TASK REQUIREMENTS: Return the material word for word. Do not include the pictures.

SOURCE MATERIAL:

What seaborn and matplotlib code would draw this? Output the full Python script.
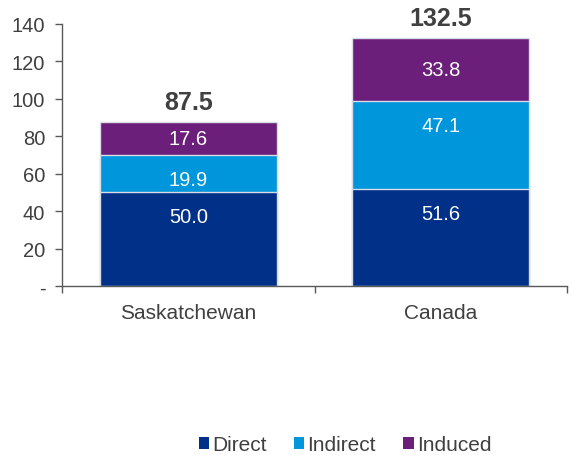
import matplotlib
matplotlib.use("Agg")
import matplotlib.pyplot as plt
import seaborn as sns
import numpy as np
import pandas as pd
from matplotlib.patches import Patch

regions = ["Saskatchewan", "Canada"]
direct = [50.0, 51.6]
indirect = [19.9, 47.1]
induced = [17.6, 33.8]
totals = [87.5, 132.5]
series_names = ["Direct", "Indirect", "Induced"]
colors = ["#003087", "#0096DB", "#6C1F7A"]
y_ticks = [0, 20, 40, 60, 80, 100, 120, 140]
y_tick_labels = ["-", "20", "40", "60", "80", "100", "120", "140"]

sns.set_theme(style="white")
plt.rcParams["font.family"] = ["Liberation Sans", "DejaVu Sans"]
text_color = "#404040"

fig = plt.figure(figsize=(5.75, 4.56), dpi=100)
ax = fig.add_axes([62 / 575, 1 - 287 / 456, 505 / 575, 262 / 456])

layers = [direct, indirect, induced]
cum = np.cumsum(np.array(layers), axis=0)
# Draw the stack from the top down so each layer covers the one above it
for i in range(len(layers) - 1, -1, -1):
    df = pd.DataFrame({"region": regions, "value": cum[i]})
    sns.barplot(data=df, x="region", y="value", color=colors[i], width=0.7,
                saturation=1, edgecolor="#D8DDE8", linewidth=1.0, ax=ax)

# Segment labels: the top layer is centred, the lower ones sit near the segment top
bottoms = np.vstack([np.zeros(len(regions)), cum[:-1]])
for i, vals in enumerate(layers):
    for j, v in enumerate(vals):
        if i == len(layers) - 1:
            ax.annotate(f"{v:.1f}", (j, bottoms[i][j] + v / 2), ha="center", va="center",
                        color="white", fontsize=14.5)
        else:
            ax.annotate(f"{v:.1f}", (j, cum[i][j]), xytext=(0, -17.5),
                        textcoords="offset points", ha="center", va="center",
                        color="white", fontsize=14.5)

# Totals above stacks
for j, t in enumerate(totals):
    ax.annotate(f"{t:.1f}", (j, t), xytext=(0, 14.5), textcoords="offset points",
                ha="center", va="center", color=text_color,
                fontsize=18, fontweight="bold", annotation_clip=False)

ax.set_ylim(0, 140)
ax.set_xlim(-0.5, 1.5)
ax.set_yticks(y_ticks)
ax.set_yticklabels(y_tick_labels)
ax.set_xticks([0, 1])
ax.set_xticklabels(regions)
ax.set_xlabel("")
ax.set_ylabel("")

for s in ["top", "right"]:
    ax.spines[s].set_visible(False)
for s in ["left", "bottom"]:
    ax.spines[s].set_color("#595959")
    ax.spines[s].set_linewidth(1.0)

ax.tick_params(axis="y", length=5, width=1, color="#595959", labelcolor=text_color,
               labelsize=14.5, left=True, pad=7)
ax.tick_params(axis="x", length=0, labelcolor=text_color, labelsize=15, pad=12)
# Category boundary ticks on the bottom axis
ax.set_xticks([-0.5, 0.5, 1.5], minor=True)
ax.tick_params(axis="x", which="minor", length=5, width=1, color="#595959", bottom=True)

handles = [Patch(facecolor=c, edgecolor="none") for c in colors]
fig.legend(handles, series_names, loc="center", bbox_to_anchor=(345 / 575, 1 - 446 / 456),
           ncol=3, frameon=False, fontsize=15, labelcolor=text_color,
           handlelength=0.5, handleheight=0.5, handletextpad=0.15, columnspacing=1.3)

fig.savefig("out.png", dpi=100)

WRITTEN SOLUTION:
What seaborn and matplotlib code would draw this? Output the full Python script.
import matplotlib
matplotlib.use("Agg")
import matplotlib.pyplot as plt
import seaborn as sns
import numpy as np
import pandas as pd
from matplotlib.patches import Patch

regions = ["Saskatchewan", "Canada"]
direct = [50.0, 51.6]
indirect = [19.9, 47.1]
induced = [17.6, 33.8]
totals = [87.5, 132.5]
series_names = ["Direct", "Indirect", "Induced"]
colors = ["#003087", "#0096DB", "#6C1F7A"]
y_ticks = [0, 20, 40, 60, 80, 100, 120, 140]
y_tick_labels = ["-", "20", "40", "60", "80", "100", "120", "140"]

sns.set_theme(style="white")
plt.rcParams["font.family"] = ["Liberation Sans", "DejaVu Sans"]
text_color = "#404040"

fig = plt.figure(figsize=(5.75, 4.56), dpi=100)
ax = fig.add_axes([62 / 575, 1 - 287 / 456, 505 / 575, 262 / 456])

layers = [direct, indirect, induced]
cum = np.cumsum(np.array(layers), axis=0)
# Draw the stack from the top down so each layer covers the one above it
for i in range(len(layers) - 1, -1, -1):
    df = pd.DataFrame({"region": regions, "value": cum[i]})
    sns.barplot(data=df, x="region", y="value", color=colors[i], width=0.7,
                saturation=1, edgecolor="#D8DDE8", linewidth=1.0, ax=ax)

# Segment labels: the top layer is centred, the lower ones sit near the segment top
bottoms = np.vstack([np.zeros(len(regions)), cum[:-1]])
for i, vals in enumerate(layers):
    for j, v in enumerate(vals):
        if i == len(layers) - 1:
            ax.annotate(f"{v:.1f}", (j, bottoms[i][j] + v / 2), ha="center", va="center",
                        color="white", fontsize=14.5)
        else:
            ax.annotate(f"{v:.1f}", (j, cum[i][j]), xytext=(0, -17.5),
                        textcoords="offset points", ha="center", va="center",
                        color="white", fontsize=14.5)

# Totals above stacks
for j, t in enumerate(totals):
    ax.annotate(f"{t:.1f}", (j, t), xytext=(0, 14.5), textcoords="offset points",
                ha="center", va="center", color=text_color,
                fontsize=18, fontweight="bold", annotation_clip=False)

ax.set_ylim(0, 140)
ax.set_xlim(-0.5, 1.5)
ax.set_yticks(y_ticks)
ax.set_yticklabels(y_tick_labels)
ax.set_xticks([0, 1])
ax.set_xticklabels(regions)
ax.set_xlabel("")
ax.set_ylabel("")

for s in ["top", "right"]:
    ax.spines[s].set_visible(False)
for s in ["left", "bottom"]:
    ax.spines[s].set_color("#595959")
    ax.spines[s].set_linewidth(1.0)

ax.tick_params(axis="y", length=5, width=1, color="#595959", labelcolor=text_color,
               labelsize=14.5, left=True, pad=7)
ax.tick_params(axis="x", length=0, labelcolor=text_color, labelsize=15, pad=12)
# Category boundary ticks on the bottom axis
ax.set_xticks([-0.5, 0.5, 1.5], minor=True)
ax.tick_params(axis="x", which="minor", length=5, width=1, color="#595959", bottom=True)

handles = [Patch(facecolor=c, edgecolor="none") for c in colors]
fig.legend(handles, series_names, loc="center", bbox_to_anchor=(345 / 575, 1 - 446 / 456),
           ncol=3, frameon=False, fontsize=15, labelcolor=text_color,
           handlelength=0.5, handleheight=0.5, handletextpad=0.15, columnspacing=1.3)

fig.savefig("out.png", dpi=100)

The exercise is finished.